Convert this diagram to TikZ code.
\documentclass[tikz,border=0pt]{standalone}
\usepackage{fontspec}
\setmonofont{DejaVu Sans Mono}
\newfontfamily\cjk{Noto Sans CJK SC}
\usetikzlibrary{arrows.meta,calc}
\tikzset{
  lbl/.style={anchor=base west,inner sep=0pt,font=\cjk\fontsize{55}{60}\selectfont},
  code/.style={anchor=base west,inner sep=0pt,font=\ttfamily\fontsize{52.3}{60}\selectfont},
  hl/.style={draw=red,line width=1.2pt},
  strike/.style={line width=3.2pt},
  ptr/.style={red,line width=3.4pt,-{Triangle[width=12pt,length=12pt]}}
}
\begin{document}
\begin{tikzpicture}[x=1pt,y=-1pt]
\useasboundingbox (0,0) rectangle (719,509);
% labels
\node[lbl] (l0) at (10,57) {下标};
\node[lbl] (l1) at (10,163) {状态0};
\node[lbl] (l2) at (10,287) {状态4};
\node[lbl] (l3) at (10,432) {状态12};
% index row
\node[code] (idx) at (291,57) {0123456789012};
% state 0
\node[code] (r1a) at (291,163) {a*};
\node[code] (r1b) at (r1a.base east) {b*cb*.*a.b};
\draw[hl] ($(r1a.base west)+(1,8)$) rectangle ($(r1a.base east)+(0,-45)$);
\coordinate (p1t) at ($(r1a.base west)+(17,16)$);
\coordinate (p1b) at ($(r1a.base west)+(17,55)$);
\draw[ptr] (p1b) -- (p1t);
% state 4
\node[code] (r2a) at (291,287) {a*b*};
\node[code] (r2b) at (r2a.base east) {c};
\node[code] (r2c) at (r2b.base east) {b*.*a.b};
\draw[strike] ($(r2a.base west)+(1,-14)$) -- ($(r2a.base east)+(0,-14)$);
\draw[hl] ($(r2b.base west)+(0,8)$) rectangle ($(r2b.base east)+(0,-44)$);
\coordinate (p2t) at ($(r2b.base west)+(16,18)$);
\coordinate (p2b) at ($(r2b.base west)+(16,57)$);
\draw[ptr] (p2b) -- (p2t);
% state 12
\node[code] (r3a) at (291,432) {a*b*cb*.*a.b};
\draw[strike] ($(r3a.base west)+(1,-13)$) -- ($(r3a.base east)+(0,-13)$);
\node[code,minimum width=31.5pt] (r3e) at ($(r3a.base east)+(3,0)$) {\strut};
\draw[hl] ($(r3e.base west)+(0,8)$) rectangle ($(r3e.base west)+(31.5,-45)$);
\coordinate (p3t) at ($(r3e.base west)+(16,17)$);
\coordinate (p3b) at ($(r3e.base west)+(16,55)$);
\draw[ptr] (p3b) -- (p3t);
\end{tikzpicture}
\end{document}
▬▬▬▬▬▬▬▬▬▬
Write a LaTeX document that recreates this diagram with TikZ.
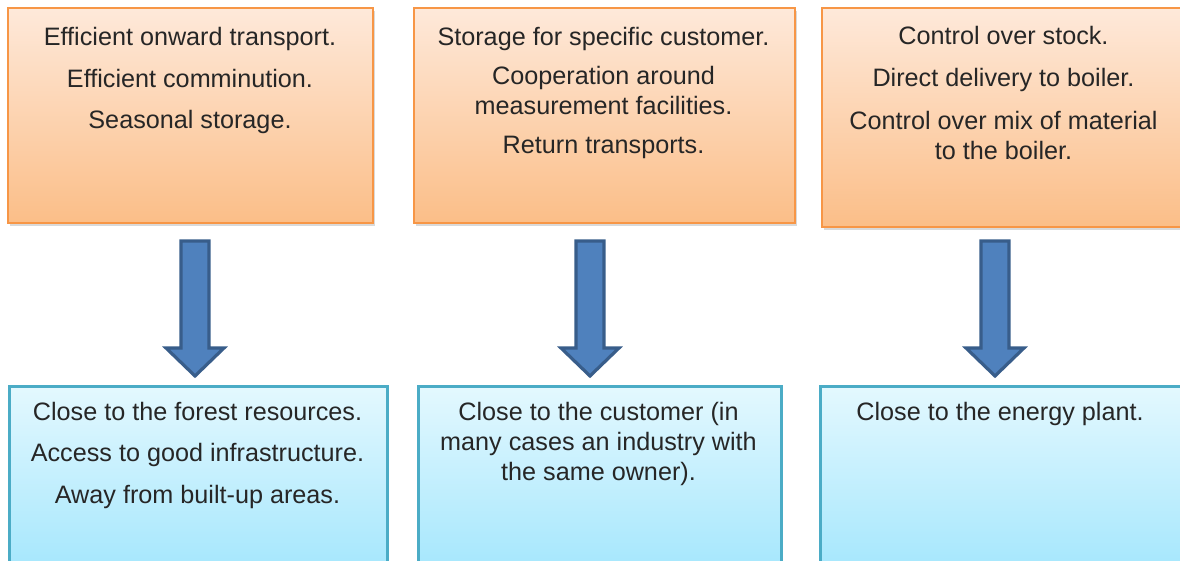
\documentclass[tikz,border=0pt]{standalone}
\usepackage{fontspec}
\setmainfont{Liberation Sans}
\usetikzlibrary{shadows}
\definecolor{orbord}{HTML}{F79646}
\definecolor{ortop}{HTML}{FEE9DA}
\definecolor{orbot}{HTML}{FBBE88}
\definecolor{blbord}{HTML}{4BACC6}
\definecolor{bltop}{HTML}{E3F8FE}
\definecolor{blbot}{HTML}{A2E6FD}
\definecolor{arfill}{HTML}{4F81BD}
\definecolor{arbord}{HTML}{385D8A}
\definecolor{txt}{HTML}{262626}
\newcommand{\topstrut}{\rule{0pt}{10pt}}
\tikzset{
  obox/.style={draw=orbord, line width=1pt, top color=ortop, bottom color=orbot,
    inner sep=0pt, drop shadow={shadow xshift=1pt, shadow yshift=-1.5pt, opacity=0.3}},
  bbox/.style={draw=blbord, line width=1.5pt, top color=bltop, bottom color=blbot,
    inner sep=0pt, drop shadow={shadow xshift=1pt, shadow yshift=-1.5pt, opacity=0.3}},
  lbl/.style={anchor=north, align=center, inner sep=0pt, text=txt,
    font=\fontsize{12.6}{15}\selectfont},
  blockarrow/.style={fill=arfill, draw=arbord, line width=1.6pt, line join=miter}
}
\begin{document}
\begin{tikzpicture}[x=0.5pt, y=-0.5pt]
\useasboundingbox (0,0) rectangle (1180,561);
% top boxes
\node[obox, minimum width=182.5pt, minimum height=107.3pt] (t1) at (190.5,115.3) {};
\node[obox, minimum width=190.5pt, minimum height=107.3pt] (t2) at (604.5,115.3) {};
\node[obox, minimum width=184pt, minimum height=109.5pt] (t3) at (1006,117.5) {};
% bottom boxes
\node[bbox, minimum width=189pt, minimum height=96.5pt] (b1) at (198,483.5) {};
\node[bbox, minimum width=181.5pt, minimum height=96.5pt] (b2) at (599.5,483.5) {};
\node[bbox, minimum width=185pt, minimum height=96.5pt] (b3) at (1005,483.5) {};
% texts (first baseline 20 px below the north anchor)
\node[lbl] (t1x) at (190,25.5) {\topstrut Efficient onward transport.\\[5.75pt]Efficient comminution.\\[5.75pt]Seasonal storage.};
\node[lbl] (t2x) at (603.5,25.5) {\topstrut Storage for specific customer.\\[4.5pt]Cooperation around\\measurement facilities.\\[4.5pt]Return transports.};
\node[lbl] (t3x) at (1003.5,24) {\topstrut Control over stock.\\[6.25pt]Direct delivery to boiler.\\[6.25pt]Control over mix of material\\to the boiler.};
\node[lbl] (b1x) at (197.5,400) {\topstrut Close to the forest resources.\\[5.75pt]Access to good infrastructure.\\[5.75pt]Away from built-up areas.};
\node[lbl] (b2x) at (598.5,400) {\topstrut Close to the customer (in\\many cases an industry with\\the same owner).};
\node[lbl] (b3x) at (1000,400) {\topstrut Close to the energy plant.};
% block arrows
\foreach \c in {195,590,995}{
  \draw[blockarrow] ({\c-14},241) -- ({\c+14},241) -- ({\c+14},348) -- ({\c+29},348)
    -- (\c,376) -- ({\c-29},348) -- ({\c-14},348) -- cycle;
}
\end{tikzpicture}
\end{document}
▬▬▬▬▬▬▬▬▬▬
The request: Copy each line above that contains the word "this".

Task output:
Convert this diagram to TikZ code.
Write a LaTeX document that recreates this diagram with TikZ.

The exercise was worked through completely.